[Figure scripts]
##########

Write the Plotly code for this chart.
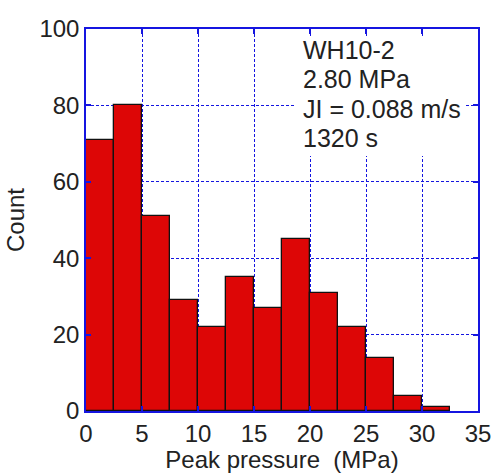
import plotly.graph_objects as go

bin_edges = [0, 2.5, 5, 7.5, 10, 12.5, 15, 17.5, 20, 22.5, 25, 27.5, 30, 32.5]
counts = [71, 80, 51, 29, 22, 35, 27, 45, 31, 22, 14, 4, 1]
x_ticks = [0, 5, 10, 15, 20, 25, 30, 35]
y_ticks = [0, 20, 40, 60, 80, 100]
info_lines = ["WH10-2", "2.80 MPa", "JI = 0.088 m/s", "1320 s"]

centers = [(bin_edges[i] + bin_edges[i + 1]) / 2 for i in range(len(counts))]
widths = [bin_edges[i + 1] - bin_edges[i] for i in range(len(counts))]

FONT = "Liberation Sans, Arial, sans-serif"
BLUE = "#1515e0"
TXT = "#222222"

fig = go.Figure()
fig.add_trace(go.Bar(
    x=centers, y=counts, width=widths,
    marker=dict(color="#dd0606", line=dict(color="#111111", width=1.3)),
    showlegend=False,
))

axis_common = dict(
    showline=True, linecolor=BLUE, linewidth=1.5, mirror="ticks",
    ticks="inside", ticklen=5, tickcolor=BLUE, tickwidth=1.5,
    showgrid=True, gridcolor=BLUE, gridwidth=1, griddash="3px,2px",
    zeroline=False, automargin=False,
    tickfont=dict(family=FONT, size=24, color=TXT),
)

fig.update_xaxes(
    range=[0, 35], tickvals=x_ticks, ticktext=[str(v) for v in x_ticks],
    title=dict(text="Peak pressure\u00a0\u00a0(MPa)", font=dict(family=FONT, size=24, color=TXT), standoff=8),
    **axis_common,
)
fig.update_yaxes(
    range=[0, 100], tickvals=y_ticks, ticktext=[str(v) for v in y_ticks],
    title=dict(text="Count", font=dict(family=FONT, size=24, color=TXT), standoff=8),
    **axis_common,
)

# white box behind the info text (hides the grid there)
fig.add_annotation(
    xref="paper", yref="paper", x=0.751, y=0.8246, xanchor="center", yanchor="middle",
    text=" ", showarrow=False, width=171, height=120,
    bgcolor="white", borderpad=0, borderwidth=0,
)

line_y = [0.945, 0.869, 0.791, 0.715]
for txt, yy in zip(info_lines, line_y):
    fig.add_annotation(
        xref="paper", yref="paper", x=0.548, y=yy, xanchor="left", yanchor="middle",
        text=txt, align="left", showarrow=False,
        font=dict(family=FONT, size=25, color=TXT),
    )

fig.update_layout(
    width=493, height=473,
    margin=dict(l=86, r=15, t=29, b=62),
    paper_bgcolor="white", plot_bgcolor="white",
    bargap=0,
)

fig.write_html("out.html")
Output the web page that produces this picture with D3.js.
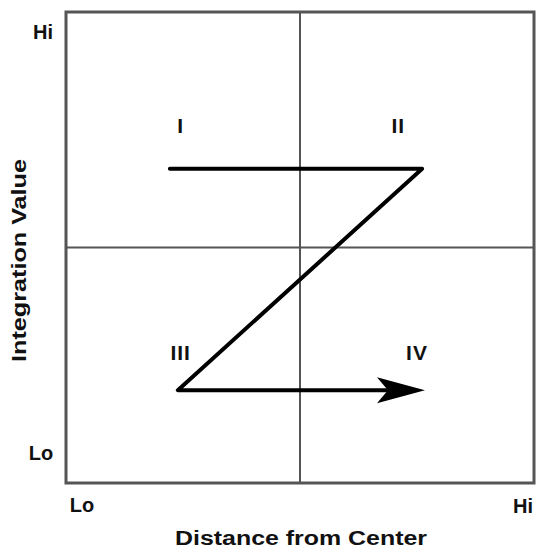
<!DOCTYPE html>
<html>
<head>
<meta charset="utf-8">
<script src="https://cdn.jsdelivr.net/npm/d3@7"></script>
<style>
  body { margin: 0; background: #fff; }
  text { font-family: "Liberation Sans", Arial, sans-serif; font-weight: bold; fill: #111; }
</style>
</head>
<body>
<svg id="chart"></svg>
<script>
// Z-shaped path across the four quadrants (Lo..Hi mapped to 0..1)
const zPath = [
  {x: 0.222, y: 0.667},
  {x: 0.761, y: 0.667},
  {x: 0.239, y: 0.197},
  {x: 0.767, y: 0.197}
];
const quadLabels = [
  {label: "I",   x: 0.245, y: 0.755},
  {label: "II",  x: 0.71,  y: 0.755},
  {label: "III", x: 0.245, y: 0.272},
  {label: "IV",  x: 0.75,  y: 0.272}
];
const tickLabels = ["Lo", "Hi"];
const xTitle = "Distance from Center";
const yTitle = "Integration Value";

const width = 537, height = 552;
const margin = {top: 12, right: 3, bottom: 69, left: 66};

const svg = d3.select("#chart")
  .attr("width", width)
  .attr("height", height);

const xScale = d3.scaleLinear()
  .domain([0, 1])
  .range([margin.left, width - margin.right]);

const yScale = d3.scaleLinear()
  .domain([0, 1])
  .range([height - margin.bottom, margin.top]);

// frame
svg.append("rect")
  .attr("x", xScale(0))
  .attr("y", yScale(1))
  .attr("width", xScale(1) - xScale(0))
  .attr("height", yScale(0) - yScale(1))
  .attr("fill", "none")
  .attr("stroke", "#555")
  .attr("stroke-width", 3);

// quadrant dividers
svg.append("line")
  .attr("x1", xScale(0.5)).attr("x2", xScale(0.5))
  .attr("y1", yScale(0)).attr("y2", yScale(1))
  .attr("stroke", "#555").attr("stroke-width", 2);

svg.append("line")
  .attr("x1", xScale(0)).attr("x2", xScale(1))
  .attr("y1", yScale(0.5)).attr("y2", yScale(0.5))
  .attr("stroke", "#555").attr("stroke-width", 2);

// the Z line, stopping short of the arrow tip
const last = zPath[zPath.length - 1];
const tipX = xScale(last.x), tipY = yScale(last.y);
const linePts = zPath.map(d => [xScale(d.x), yScale(d.y)]);
linePts[linePts.length - 1] = [tipX - 30, tipY];

svg.append("path")
  .attr("d", d3.line()(linePts))
  .attr("fill", "none")
  .attr("stroke", "#000")
  .attr("stroke-width", 4)
  .attr("stroke-linejoin", "round")
  .attr("stroke-linecap", "round");

// arrow head
svg.append("path")
  .attr("d", `M${tipX},${tipY} L${tipX - 48},${tipY - 13} L${tipX - 37},${tipY} L${tipX - 48},${tipY + 13} Z`)
  .attr("fill", "#000");

// quadrant labels
svg.selectAll(".quad")
  .data(quadLabels)
  .join("text")
  .attr("class", "quad")
  .attr("x", d => xScale(d.x))
  .attr("y", d => yScale(d.y))
  .attr("text-anchor", "middle")
  .attr("dominant-baseline", "middle")
  .attr("font-size", 21)
  .attr("letter-spacing", 1)
  .text(d => d.label);

// Lo / Hi on the y side
svg.append("text")
  .attr("x", 41).attr("y", yScale(0) - 28)
  .attr("text-anchor", "middle").attr("dominant-baseline", "middle")
  .attr("font-size", 20)
  .text(tickLabels[0]);
svg.append("text")
  .attr("x", 43).attr("y", yScale(1) + 22)
  .attr("text-anchor", "middle").attr("dominant-baseline", "middle")
  .attr("font-size", 20)
  .text(tickLabels[1]);

// Lo / Hi on the x side
svg.append("text")
  .attr("x", xScale(0) + 16).attr("y", yScale(0) + 24)
  .attr("text-anchor", "middle").attr("dominant-baseline", "middle")
  .attr("font-size", 20)
  .text(tickLabels[0]);
svg.append("text")
  .attr("x", xScale(1) - 11).attr("y", yScale(0) + 25)
  .attr("text-anchor", "middle").attr("dominant-baseline", "middle")
  .attr("font-size", 20)
  .text(tickLabels[1]);

// axis titles
svg.append("text")
  .attr("x", 301).attr("y", 540)
  .attr("text-anchor", "middle").attr("dominant-baseline", "middle")
  .attr("font-size", 20)
  .attr("textLength", 252)
  .attr("lengthAdjust", "spacingAndGlyphs")
  .text(xTitle);

svg.append("text")
  .attr("transform", `translate(21,${yScale(0.5) + 13}) rotate(-90)`)
  .attr("text-anchor", "middle").attr("dominant-baseline", "middle")
  .attr("font-size", 20)
  .attr("textLength", 203)
  .attr("lengthAdjust", "spacingAndGlyphs")
  .text(yTitle);
</script>
</body>
</html>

##########

What the task requires:
Return all of the entries exactly as written, but drop any pictures they hold.

Written response:
Write the Plotly code for this chart.
import plotly.graph_objects as go

bin_edges = [0, 2.5, 5, 7.5, 10, 12.5, 15, 17.5, 20, 22.5, 25, 27.5, 30, 32.5]
counts = [71, 80, 51, 29, 22, 35, 27, 45, 31, 22, 14, 4, 1]
x_ticks = [0, 5, 10, 15, 20, 25, 30, 35]
y_ticks = [0, 20, 40, 60, 80, 100]
info_lines = ["WH10-2", "2.80 MPa", "JI = 0.088 m/s", "1320 s"]

centers = [(bin_edges[i] + bin_edges[i + 1]) / 2 for i in range(len(counts))]
widths = [bin_edges[i + 1] - bin_edges[i] for i in range(len(counts))]

FONT = "Liberation Sans, Arial, sans-serif"
BLUE = "#1515e0"
TXT = "#222222"

fig = go.Figure()
fig.add_trace(go.Bar(
    x=centers, y=counts, width=widths,
    marker=dict(color="#dd0606", line=dict(color="#111111", width=1.3)),
    showlegend=False,
))

axis_common = dict(
    showline=True, linecolor=BLUE, linewidth=1.5, mirror="ticks",
    ticks="inside", ticklen=5, tickcolor=BLUE, tickwidth=1.5,
    showgrid=True, gridcolor=BLUE, gridwidth=1, griddash="3px,2px",
    zeroline=False, automargin=False,
    tickfont=dict(family=FONT, size=24, color=TXT),
)

fig.update_xaxes(
    range=[0, 35], tickvals=x_ticks, ticktext=[str(v) for v in x_ticks],
    title=dict(text="Peak pressure\u00a0\u00a0(MPa)", font=dict(family=FONT, size=24, color=TXT), standoff=8),
    **axis_common,
)
fig.update_yaxes(
    range=[0, 100], tickvals=y_ticks, ticktext=[str(v) for v in y_ticks],
    title=dict(text="Count", font=dict(family=FONT, size=24, color=TXT), standoff=8),
    **axis_common,
)

# white box behind the info text (hides the grid there)
fig.add_annotation(
    xref="paper", yref="paper", x=0.751, y=0.8246, xanchor="center", yanchor="middle",
    text=" ", showarrow=False, width=171, height=120,
    bgcolor="white", borderpad=0, borderwidth=0,
)

line_y = [0.945, 0.869, 0.791, 0.715]
for txt, yy in zip(info_lines, line_y):
    fig.add_annotation(
        xref="paper", yref="paper", x=0.548, y=yy, xanchor="left", yanchor="middle",
        text=txt, align="left", showarrow=False,
        font=dict(family=FONT, size=25, color=TXT),
    )

fig.update_layout(
    width=493, height=473,
    margin=dict(l=86, r=15, t=29, b=62),
    paper_bgcolor="white", plot_bgcolor="white",
    bargap=0,
)

fig.write_html("out.html")
Output the web page that produces this picture with D3.js.
<!DOCTYPE html>
<html>
<head>
<meta charset="utf-8">
<script src="https://cdn.jsdelivr.net/npm/d3@7"></script>
<style>
  body { margin: 0; background: #fff; }
  text { font-family: "Liberation Sans", Arial, sans-serif; font-weight: bold; fill: #111; }
</style>
</head>
<body>
<svg id="chart"></svg>
<script>
// Z-shaped path across the four quadrants (Lo..Hi mapped to 0..1)
const zPath = [
  {x: 0.222, y: 0.667},
  {x: 0.761, y: 0.667},
  {x: 0.239, y: 0.197},
  {x: 0.767, y: 0.197}
];
const quadLabels = [
  {label: "I",   x: 0.245, y: 0.755},
  {label: "II",  x: 0.71,  y: 0.755},
  {label: "III", x: 0.245, y: 0.272},
  {label: "IV",  x: 0.75,  y: 0.272}
];
const tickLabels = ["Lo", "Hi"];
const xTitle = "Distance from Center";
const yTitle = "Integration Value";

const width = 537, height = 552;
const margin = {top: 12, right: 3, bottom: 69, left: 66};

const svg = d3.select("#chart")
  .attr("width", width)
  .attr("height", height);

const xScale = d3.scaleLinear()
  .domain([0, 1])
  .range([margin.left, width - margin.right]);

const yScale = d3.scaleLinear()
  .domain([0, 1])
  .range([height - margin.bottom, margin.top]);

// frame
svg.append("rect")
  .attr("x", xScale(0))
  .attr("y", yScale(1))
  .attr("width", xScale(1) - xScale(0))
  .attr("height", yScale(0) - yScale(1))
  .attr("fill", "none")
  .attr("stroke", "#555")
  .attr("stroke-width", 3);

// quadrant dividers
svg.append("line")
  .attr("x1", xScale(0.5)).attr("x2", xScale(0.5))
  .attr("y1", yScale(0)).attr("y2", yScale(1))
  .attr("stroke", "#555").attr("stroke-width", 2);

svg.append("line")
  .attr("x1", xScale(0)).attr("x2", xScale(1))
  .attr("y1", yScale(0.5)).attr("y2", yScale(0.5))
  .attr("stroke", "#555").attr("stroke-width", 2);

// the Z line, stopping short of the arrow tip
const last = zPath[zPath.length - 1];
const tipX = xScale(last.x), tipY = yScale(last.y);
const linePts = zPath.map(d => [xScale(d.x), yScale(d.y)]);
linePts[linePts.length - 1] = [tipX - 30, tipY];

svg.append("path")
  .attr("d", d3.line()(linePts))
  .attr("fill", "none")
  .attr("stroke", "#000")
  .attr("stroke-width", 4)
  .attr("stroke-linejoin", "round")
  .attr("stroke-linecap", "round");

// arrow head
svg.append("path")
  .attr("d", `M${tipX},${tipY} L${tipX - 48},${tipY - 13} L${tipX - 37},${tipY} L${tipX - 48},${tipY + 13} Z`)
  .attr("fill", "#000");

// quadrant labels
svg.selectAll(".quad")
  .data(quadLabels)
  .join("text")
  .attr("class", "quad")
  .attr("x", d => xScale(d.x))
  .attr("y", d => yScale(d.y))
  .attr("text-anchor", "middle")
  .attr("dominant-baseline", "middle")
  .attr("font-size", 21)
  .attr("letter-spacing", 1)
  .text(d => d.label);

// Lo / Hi on the y side
svg.append("text")
  .attr("x", 41).attr("y", yScale(0) - 28)
  .attr("text-anchor", "middle").attr("dominant-baseline", "middle")
  .attr("font-size", 20)
  .text(tickLabels[0]);
svg.append("text")
  .attr("x", 43).attr("y", yScale(1) + 22)
  .attr("text-anchor", "middle").attr("dominant-baseline", "middle")
  .attr("font-size", 20)
  .text(tickLabels[1]);

// Lo / Hi on the x side
svg.append("text")
  .attr("x", xScale(0) + 16).attr("y", yScale(0) + 24)
  .attr("text-anchor", "middle").attr("dominant-baseline", "middle")
  .attr("font-size", 20)
  .text(tickLabels[0]);
svg.append("text")
  .attr("x", xScale(1) - 11).attr("y", yScale(0) + 25)
  .attr("text-anchor", "middle").attr("dominant-baseline", "middle")
  .attr("font-size", 20)
  .text(tickLabels[1]);

// axis titles
svg.append("text")
  .attr("x", 301).attr("y", 540)
  .attr("text-anchor", "middle").attr("dominant-baseline", "middle")
  .attr("font-size", 20)
  .attr("textLength", 252)
  .attr("lengthAdjust", "spacingAndGlyphs")
  .text(xTitle);

svg.append("text")
  .attr("transform", `translate(21,${yScale(0.5) + 13}) rotate(-90)`)
  .attr("text-anchor", "middle").attr("dominant-baseline", "middle")
  .attr("font-size", 20)
  .attr("textLength", 203)
  .attr("lengthAdjust", "spacingAndGlyphs")
  .text(yTitle);
</script>
</body>
</html>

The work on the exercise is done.